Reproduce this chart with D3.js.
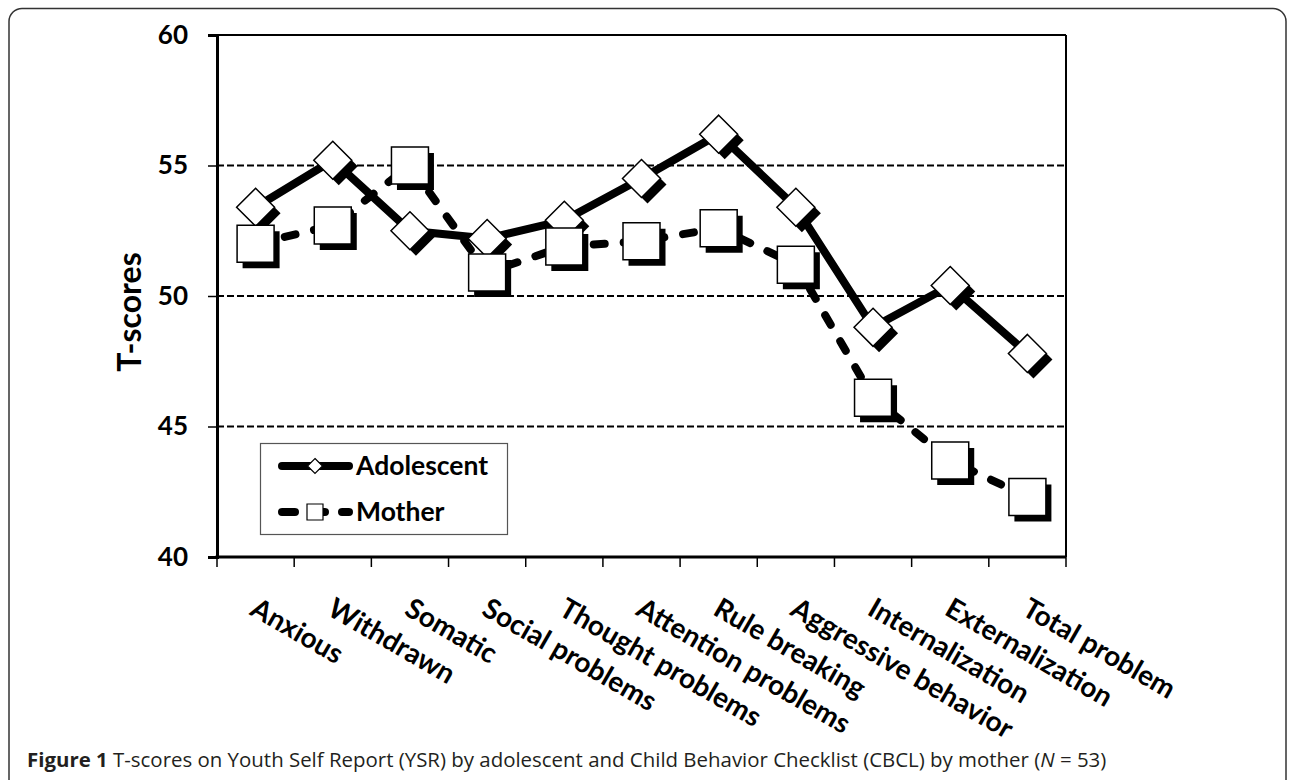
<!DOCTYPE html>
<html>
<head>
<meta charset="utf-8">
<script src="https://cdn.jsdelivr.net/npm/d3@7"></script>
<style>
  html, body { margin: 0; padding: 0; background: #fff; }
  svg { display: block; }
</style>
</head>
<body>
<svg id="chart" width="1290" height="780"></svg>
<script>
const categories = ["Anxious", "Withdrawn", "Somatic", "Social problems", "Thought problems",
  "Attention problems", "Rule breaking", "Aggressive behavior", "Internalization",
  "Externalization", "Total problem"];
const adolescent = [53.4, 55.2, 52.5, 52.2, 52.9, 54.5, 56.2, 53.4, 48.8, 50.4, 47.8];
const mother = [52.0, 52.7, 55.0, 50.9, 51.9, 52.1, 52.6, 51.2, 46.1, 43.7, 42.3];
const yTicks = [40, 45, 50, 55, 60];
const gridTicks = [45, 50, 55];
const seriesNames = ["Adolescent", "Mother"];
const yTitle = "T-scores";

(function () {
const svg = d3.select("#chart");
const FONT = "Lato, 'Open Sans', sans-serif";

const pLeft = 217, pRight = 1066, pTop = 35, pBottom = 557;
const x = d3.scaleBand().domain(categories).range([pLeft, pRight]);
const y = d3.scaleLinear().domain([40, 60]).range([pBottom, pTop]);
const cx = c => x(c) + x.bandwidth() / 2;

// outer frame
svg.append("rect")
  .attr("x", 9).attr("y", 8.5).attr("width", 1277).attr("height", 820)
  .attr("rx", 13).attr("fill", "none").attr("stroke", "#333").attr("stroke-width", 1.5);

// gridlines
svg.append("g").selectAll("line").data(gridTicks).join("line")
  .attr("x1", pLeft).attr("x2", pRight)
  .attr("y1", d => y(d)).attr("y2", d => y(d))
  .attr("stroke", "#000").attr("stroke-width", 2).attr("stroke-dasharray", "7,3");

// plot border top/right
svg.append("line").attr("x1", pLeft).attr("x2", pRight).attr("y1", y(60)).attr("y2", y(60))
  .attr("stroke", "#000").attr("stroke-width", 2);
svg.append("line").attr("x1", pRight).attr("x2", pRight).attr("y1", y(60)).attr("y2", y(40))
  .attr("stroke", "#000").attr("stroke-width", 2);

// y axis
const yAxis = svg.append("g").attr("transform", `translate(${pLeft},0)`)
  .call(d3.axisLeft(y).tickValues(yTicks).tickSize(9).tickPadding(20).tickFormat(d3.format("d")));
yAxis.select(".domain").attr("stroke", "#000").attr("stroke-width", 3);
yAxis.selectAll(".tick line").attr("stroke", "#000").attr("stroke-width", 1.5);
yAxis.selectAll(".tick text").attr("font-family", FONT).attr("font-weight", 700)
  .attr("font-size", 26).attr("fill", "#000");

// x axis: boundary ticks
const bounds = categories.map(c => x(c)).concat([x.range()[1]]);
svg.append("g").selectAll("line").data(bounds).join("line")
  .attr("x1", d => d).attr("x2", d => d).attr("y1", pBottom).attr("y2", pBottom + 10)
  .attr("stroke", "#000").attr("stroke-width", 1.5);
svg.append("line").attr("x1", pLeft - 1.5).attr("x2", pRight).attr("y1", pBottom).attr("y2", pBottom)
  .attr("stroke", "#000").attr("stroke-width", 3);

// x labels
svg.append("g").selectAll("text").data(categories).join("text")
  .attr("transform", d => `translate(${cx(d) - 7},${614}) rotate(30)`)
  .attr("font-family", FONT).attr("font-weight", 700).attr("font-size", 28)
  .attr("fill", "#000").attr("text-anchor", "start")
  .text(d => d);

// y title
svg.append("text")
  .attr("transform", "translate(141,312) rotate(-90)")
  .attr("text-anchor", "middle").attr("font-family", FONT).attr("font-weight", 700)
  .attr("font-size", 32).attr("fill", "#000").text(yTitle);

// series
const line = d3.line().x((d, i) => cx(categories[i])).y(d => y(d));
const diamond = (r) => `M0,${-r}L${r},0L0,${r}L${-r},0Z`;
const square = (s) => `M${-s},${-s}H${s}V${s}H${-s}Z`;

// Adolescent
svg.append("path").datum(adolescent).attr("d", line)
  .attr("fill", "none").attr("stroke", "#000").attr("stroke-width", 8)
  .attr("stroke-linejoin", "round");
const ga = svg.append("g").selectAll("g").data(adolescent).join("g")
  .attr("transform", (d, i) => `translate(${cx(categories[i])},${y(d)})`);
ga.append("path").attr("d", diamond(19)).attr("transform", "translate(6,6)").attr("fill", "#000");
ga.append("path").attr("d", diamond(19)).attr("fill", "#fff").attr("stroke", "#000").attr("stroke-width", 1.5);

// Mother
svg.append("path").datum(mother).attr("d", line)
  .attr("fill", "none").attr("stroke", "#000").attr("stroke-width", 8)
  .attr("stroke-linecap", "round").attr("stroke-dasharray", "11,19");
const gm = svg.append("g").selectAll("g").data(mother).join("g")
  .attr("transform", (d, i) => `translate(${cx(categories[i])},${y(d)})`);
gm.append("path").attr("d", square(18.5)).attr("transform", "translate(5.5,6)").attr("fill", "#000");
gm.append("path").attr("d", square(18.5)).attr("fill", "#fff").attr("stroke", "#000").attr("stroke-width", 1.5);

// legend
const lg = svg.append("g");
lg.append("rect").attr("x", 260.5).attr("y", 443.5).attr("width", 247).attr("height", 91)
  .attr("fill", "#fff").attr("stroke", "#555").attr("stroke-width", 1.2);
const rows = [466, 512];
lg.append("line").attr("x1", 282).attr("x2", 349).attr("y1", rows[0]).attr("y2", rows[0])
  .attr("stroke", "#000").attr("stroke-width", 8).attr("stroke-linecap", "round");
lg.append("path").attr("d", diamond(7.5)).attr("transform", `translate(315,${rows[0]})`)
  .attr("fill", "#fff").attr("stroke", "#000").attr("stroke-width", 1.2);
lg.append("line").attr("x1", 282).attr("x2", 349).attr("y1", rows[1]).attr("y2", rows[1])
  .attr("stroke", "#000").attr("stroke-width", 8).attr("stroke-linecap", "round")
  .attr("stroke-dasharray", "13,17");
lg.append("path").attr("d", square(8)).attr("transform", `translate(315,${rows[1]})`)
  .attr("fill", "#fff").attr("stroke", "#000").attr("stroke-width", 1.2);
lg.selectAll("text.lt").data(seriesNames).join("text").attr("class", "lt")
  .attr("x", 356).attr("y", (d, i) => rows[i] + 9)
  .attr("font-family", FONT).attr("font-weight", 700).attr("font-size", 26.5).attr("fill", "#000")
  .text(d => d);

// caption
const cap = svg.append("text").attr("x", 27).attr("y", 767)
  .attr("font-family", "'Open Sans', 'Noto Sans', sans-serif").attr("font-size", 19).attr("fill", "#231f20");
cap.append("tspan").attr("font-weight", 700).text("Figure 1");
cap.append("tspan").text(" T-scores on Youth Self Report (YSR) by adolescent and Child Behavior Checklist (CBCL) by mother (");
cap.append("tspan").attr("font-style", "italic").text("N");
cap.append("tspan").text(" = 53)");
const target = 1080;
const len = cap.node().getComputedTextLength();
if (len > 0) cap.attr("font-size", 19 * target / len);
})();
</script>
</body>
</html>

···

**WORK TO COMPLETE:** List all lines above in which the string "chart" appears.

**OUTPUT OF THE TASK:**
Reproduce this chart with D3.js.
<svg id="chart" width="1290" height="780"></svg>
const svg = d3.select("#chart");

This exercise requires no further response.